No one can say with any degree of certainty whether the Kremlin
and the Cabinet want all this. Presidential and governmental representatives
refused to comment on the Duma decision yesterday. Consequently
no one knows what this meant: was Unity acting on orders from
above or has it finally decided to show in its third year of existence
that it can come up with new ideas all on its own? In any case,
the reshuffle in the lower house of parliament and speaker resignations
are not in the plans of the pro-presidential Alliance of Four
comprising the Unity, Fatherland √ All Russia, People's
Deputy and Russia's Regions. According to the Protocol Committee
Chairman Oleg Kovalev, the alliance merely wanted to settle a
"technical issue" and bring the correlation of forces
in the Duma Council into line with that in the Duma.
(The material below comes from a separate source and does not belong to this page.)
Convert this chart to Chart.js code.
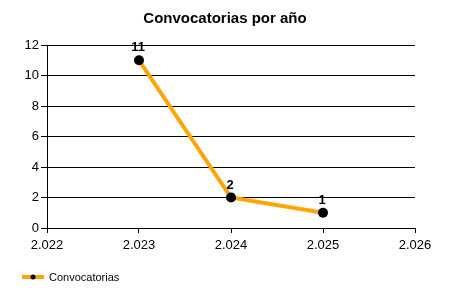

The alliance
holds a majority in the lower house of parliament but not in the
Duma Council. Before yesterday, the Duma Council consisted of
the speaker (including casting vote) and nine leaders of factions
and groups. The pro-presidential alliance believes that the Communist
Party has two votes on the Duma Council since Seleznyov himself
is a communist.
This particular communist suited Unity quite well two years ago
when the portfolios were split. Essentially, they were split between
two factions, the Communists and Unity as the largest ones. The
Alliance of the Four did not exist then. Fatherland - All-Russia,
Russia's Regions, Yabloko and the Union of Right-Wing Forces were
deprived of their slice of the pie. Justice was partially restored
when the four factions called for a boycott of Duma meetings.
Additional committees, sub0committees and commissions were set
up to placate them. Everything is different now. A United Russia
wants the "technical issue" concerning the speaker's
communist vote to be resolved.
That done, the Alliance of the Four holds a distinct advantage
in the Duma Council. The Duma minority wanted more than that.
At first, agrarian leader Nikolai Kharitonov suggested a vote
of confidence in the speaker. The idea was backed by Boris Nadezhdin
of the Union of Right-Wing Forces who suggested instructing the
Protocol Committee to consider replacement of the speaker. Sergei
Ivanenko of Yabloko demanded a revision of the package agreement
and suggested his own version. "Let the majority appoint
the Duma Speaker and chairmen of all committees, but let the minority
electsthe senior deputy speaker and senior deputy chairmen in
all committees," he said. According to Ivanenko, this is
how "parliaments operate all over the world." In Russia,
however, "attempts are being made to remove Yabloko, the
Union of Right-Wing Forces, the communists, and the agrarians
from political decision-making."
The Duma accepted Nadezhdin's proposal. The future of Speaker
Seleznyov is now in the hands of the Protocol Committee.